-- BEGIN Supplied data --
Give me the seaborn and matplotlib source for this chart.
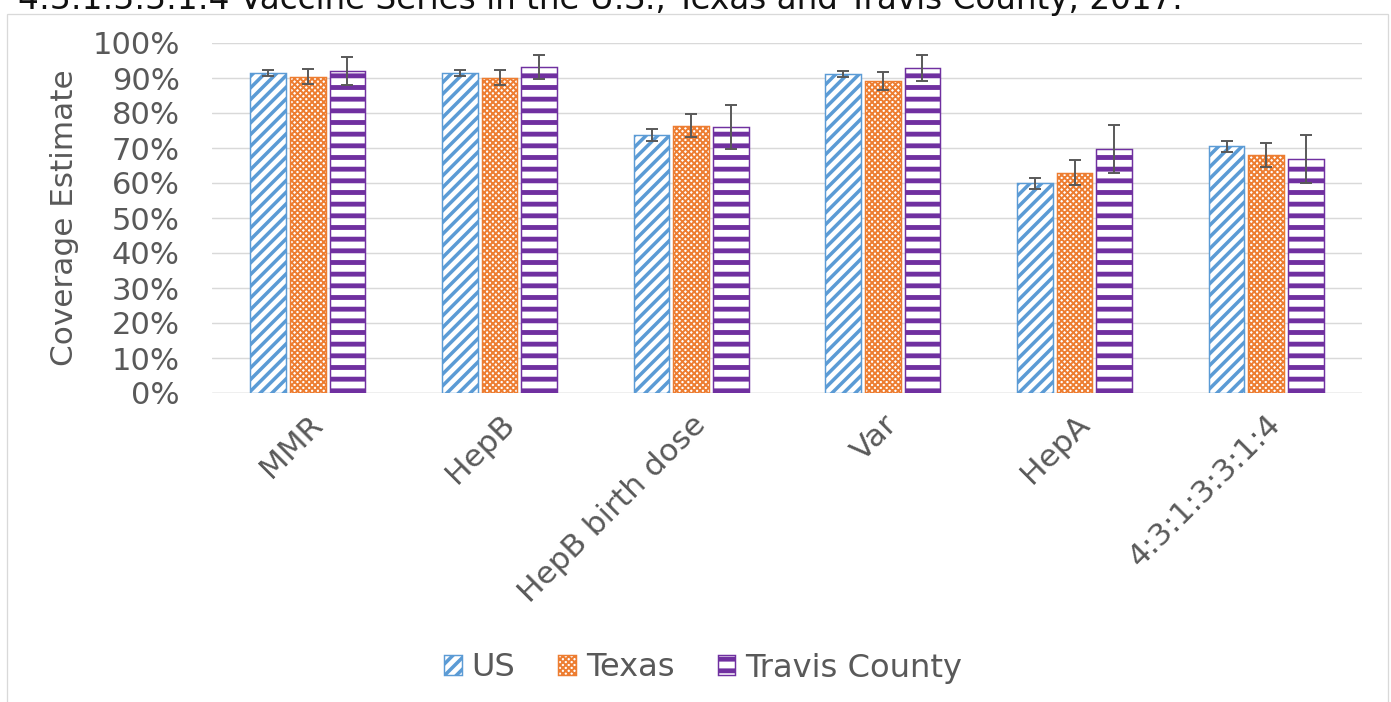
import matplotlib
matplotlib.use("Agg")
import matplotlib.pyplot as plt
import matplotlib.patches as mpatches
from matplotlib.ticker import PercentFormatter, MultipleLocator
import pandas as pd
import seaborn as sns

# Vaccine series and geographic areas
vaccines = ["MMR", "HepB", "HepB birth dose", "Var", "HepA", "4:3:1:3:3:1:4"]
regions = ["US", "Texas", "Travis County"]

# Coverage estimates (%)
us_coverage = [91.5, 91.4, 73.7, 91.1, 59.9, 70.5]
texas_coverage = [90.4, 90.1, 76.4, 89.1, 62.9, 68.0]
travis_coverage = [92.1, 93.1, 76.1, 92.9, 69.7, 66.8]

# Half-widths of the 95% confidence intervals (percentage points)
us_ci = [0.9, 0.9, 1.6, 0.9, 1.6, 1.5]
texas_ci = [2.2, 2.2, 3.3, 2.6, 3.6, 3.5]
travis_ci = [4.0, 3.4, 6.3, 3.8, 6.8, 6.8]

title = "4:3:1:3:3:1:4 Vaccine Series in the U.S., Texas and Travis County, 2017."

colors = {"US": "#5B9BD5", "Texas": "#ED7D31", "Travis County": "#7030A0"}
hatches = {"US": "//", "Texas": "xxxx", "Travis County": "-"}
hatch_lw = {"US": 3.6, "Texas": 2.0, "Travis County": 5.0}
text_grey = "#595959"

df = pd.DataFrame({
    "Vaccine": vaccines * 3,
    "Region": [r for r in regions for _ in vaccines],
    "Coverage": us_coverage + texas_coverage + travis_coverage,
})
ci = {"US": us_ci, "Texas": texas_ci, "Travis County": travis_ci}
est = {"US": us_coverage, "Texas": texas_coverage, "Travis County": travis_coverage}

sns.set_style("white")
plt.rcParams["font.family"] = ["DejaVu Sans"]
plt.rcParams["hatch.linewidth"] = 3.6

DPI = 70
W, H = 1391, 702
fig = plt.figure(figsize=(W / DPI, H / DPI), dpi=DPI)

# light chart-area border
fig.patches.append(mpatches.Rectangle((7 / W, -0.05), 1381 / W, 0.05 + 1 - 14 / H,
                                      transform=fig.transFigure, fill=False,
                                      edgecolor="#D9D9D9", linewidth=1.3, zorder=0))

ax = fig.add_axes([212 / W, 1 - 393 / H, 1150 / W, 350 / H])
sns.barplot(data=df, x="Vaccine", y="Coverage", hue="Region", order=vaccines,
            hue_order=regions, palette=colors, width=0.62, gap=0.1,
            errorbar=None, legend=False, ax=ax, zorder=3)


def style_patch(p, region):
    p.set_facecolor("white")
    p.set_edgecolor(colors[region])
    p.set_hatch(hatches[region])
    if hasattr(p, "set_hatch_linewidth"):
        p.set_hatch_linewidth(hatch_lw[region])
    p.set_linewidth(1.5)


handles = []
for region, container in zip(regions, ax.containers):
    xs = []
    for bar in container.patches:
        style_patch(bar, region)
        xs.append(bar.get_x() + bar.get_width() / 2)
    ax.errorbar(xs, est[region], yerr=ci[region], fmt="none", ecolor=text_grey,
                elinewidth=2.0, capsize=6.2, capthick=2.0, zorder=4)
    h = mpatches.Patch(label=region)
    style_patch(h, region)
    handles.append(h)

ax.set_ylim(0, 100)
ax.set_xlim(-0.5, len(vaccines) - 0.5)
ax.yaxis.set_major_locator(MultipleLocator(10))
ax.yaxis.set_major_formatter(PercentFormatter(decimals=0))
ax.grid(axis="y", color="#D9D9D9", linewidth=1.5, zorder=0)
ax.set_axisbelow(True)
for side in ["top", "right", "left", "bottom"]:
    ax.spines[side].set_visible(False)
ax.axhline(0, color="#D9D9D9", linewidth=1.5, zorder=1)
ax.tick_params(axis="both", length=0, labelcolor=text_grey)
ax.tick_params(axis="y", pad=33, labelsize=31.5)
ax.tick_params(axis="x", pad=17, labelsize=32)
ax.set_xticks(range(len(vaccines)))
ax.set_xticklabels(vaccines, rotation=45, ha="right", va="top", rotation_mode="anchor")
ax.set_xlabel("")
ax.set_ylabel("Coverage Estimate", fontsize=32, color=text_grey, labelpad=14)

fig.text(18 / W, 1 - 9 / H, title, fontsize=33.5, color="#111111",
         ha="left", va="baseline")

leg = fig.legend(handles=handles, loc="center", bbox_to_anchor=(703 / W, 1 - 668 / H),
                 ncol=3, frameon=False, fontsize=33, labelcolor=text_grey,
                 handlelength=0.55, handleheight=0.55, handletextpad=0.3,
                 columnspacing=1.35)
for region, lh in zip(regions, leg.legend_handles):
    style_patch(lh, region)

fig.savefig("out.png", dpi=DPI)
-- END Supplied data --
Task prompt: Repeat only what lies between the start of the data and the end of the line containing "import seaborn as sns", exactly, with pictures left out.

The solution:
Give me the seaborn and matplotlib source for this chart.
import matplotlib
matplotlib.use("Agg")
import matplotlib.pyplot as plt
import matplotlib.patches as mpatches
from matplotlib.ticker import PercentFormatter, MultipleLocator
import pandas as pd
import seaborn as sns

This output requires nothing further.